Yes, it is. Always read up on the cipher you are using and how it expects its inputs to look. Some ciphers don't use IVs but do require salts to be secure. IVs can be of different lengths. The mode of the cipher can change what the IV is used for (if it is used at all) and, as a result, what properties it needs to be secure (random, unique, incremental?).
It is generally recommended because most people are used to using AES-256 or similar block ciphers in a mode called 'Cipher Block Chaining'. That's a good, sensible default go-to for a lot of engineering uses and it needs you to have an appropriate (non-repeating) IV. In that instance, it's not optional.
The IV allows for plaintext to be encrypted such that the encrypted text is harder to decrypt for an attacker. Each bit of IV you use will double the possibilities of encrypted text from a given plain text.
For example, let's encrypt 'hello world' using an IV one character long. The IV is randomly selected to be 'x'. The text that is then encrypted is then 'xhello world', which yeilds, say, 'asdfghjkl'. If we encrypt it again, first generate a new IV--say we get 'b' this time--and encrypt like normal (thus encrypting 'bhello world'). This time we get 'qwertyuio'.
The point is that the attacker doesn't know what the IV is and therefore must compute every possible IV for a given plain text to find the matching cipher text. In this way, the IV acts like a password salt. Most commonly, an IV is used with a chaining cipher (either a stream or block cipher).
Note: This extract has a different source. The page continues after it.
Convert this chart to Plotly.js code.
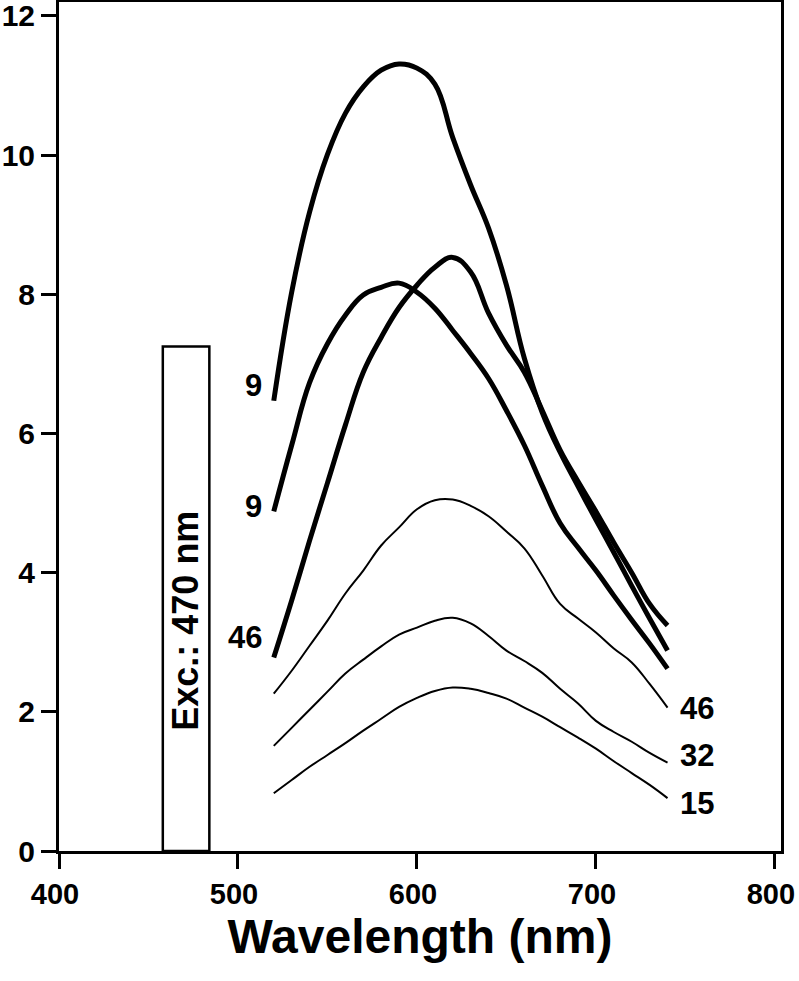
<!DOCTYPE html>
<html>
<head>
<meta charset="utf-8">
<script src="https://cdn.plot.ly/plotly-3.0.1.min.js"></script>
<style>html,body{margin:0;padding:0;background:#fff;}#chart{width:799px;height:981px;}</style>
</head>
<body>
<div id="chart"></div>
<script>
const wavelength = [520,530,540,550,560,570,580,590,600,610,620,630,640,650,660,670,680,690,700,710,720,730,740];

// thick curves
const thick9a  = [6.47,8.03,9.18,10.01,10.60,10.98,11.22,11.31,11.25,11.02,10.25,9.57,8.95,8.13,7.08,6.30,5.73,5.24,4.76,4.29,3.81,3.34,2.88];
const thick9b  = [4.88,5.83,6.73,7.29,7.70,7.99,8.10,8.16,8.03,7.80,7.48,7.15,6.79,6.33,5.83,5.25,4.71,4.36,4.03,3.67,3.32,2.98,2.62];
const thick46  = [2.78,3.60,4.46,5.29,6.12,6.88,7.38,7.81,8.13,8.39,8.53,8.32,7.73,7.27,6.88,6.33,5.76,5.31,4.88,4.43,4.00,3.55,3.24];
// thin curves
const thin46   = [2.26,2.59,2.95,3.31,3.70,4.03,4.39,4.65,4.91,5.04,5.05,4.96,4.81,4.59,4.35,3.96,3.55,3.34,3.14,2.91,2.71,2.40,2.06];
const thin32   = [1.51,1.77,2.03,2.29,2.55,2.75,2.94,3.11,3.21,3.31,3.35,3.27,3.09,2.88,2.73,2.56,2.33,2.12,1.87,1.71,1.57,1.41,1.27];
const thin15   = [0.83,1.02,1.21,1.38,1.55,1.73,1.90,2.07,2.20,2.30,2.35,2.33,2.27,2.19,2.06,1.93,1.78,1.63,1.47,1.29,1.12,0.95,0.76];

const leftLabels  = ["9","9","46"];
const rightLabels = ["46","32","15"];

const excBand = [458, 484];   // excitation band limits (nm)
const excHeight = 7.25;
const excText = "Exc.: 470 nm";

const xTicks = [400,500,600,700,800];
const yTicks = [0,2,4,6,8,10,12];

const FONT = "Liberation Sans, Arial, sans-serif";

function tr(y, w) {
  return {x: wavelength, y: y, type: "scatter", mode: "lines",
          line: {color: "#000", width: w, shape: "spline", smoothing: 1.2},
          showlegend: false, hoverinfo: "skip"};
}
const thickSeries = [thick9a, thick9b, thick46];
const thinSeries = [thin46, thin32, thin15];
const data = [];
thickSeries.forEach(s => data.push(tr(s, 5)));
thinSeries.forEach(s => data.push(tr(s, 2)));

const n = wavelength.length - 1;
const annotations = [];
const leftShift = [15, 5, 20];
thickSeries.forEach((s, i) => annotations.push({
  x: wavelength[0], y: s[0], xref: "x", yref: "y", text: "<b>" + leftLabels[i] + "</b>",
  showarrow: false, xanchor: "right", yanchor: "middle", xshift: -10, yshift: leftShift[i],
  font: {family: FONT, size: 31, color: "#000"}
}));
const rightShift = [-1, 7, -5];
thinSeries.forEach((s, i) => annotations.push({
  x: wavelength[n], y: s[n], xref: "x", yref: "y", text: "<b>" + rightLabels[i] + "</b>",
  showarrow: false, xanchor: "left", yanchor: "middle", xshift: 10, yshift: rightShift[i],
  font: {family: FONT, size: 31, color: "#000"}
}));
annotations.push({
  x: (excBand[0] + excBand[1]) / 2, y: 3.31, xref: "x", yref: "y",
  text: "<b>" + excText + "</b>", textangle: -90, showarrow: false,
  xanchor: "center", yanchor: "middle",
  font: {family: FONT, size: 36, color: "#000"}
});

const layout = {
  width: 799, height: 981,
  margin: {l: 59, r: 18, t: 2, b: 130},
  paper_bgcolor: "#fff", plot_bgcolor: "#fff",
  font: {family: FONT, color: "#000"},
  xaxis: {
    range: [400, 803.4], tickvals: xTicks, ticktext: xTicks.map(v => "<b>" + v + "</b>"),
    showgrid: false, zeroline: false, showline: true, linewidth: 3, linecolor: "#000",
    mirror: true, ticks: "outside", ticklen: 15, tickwidth: 3, tickcolor: "#000",
    ticklabeloverflow: "allow", ticklabelshift: -4,
    tickfont: {family: FONT, size: 29, color: "#000"},
    title: {text: "<b>Wavelength (nm)</b>", font: {family: FONT, size: 48, color: "#000"}, standoff: 8}
  },
  yaxis: {
    range: [0, 12.2], tickvals: yTicks, ticktext: yTicks.map(v => "<b>" + v + "</b>"),
    showgrid: false, zeroline: false, showline: true, linewidth: 3, linecolor: "#000",
    mirror: true, ticks: "outside", ticklen: 15, tickwidth: 3, tickcolor: "#000",
    ticklabelstandoff: 0, ticklabeloverflow: "allow",
    tickfont: {family: FONT, size: 30, color: "#000"}
  },
  shapes: [{
    type: "rect", xref: "x", yref: "y", x0: excBand[0], x1: excBand[1], y0: 0, y1: excHeight,
    line: {color: "#000", width: 2.5}, fillcolor: "rgba(0,0,0,0)"
  }],
  annotations: annotations
};

Plotly.newPlot("chart", data, layout, {staticPlot: true, displayModeBar: false});
</script>
</body>
</html>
In a chaining block cipher, the result of each block of plain text is fed to the cipher algorithm to find the cipher text for the next block. In this way, each block is chained together.
So, if you have a random IV used to encrypt the plain text, how do you decrypt it? Simple. Pass the IV (in plain text) along with your encrypted text. Using our fist example above, the final cipher text would be 'xasdfghjkl' (IV + cipher text).
Yes you should use an IV, but be sure to choose it properly. Use a good random number source to make it. Don't ever use the same IV twice. And never use a constant IV.
The Wikipedia article on initialization vectors provides a general overview.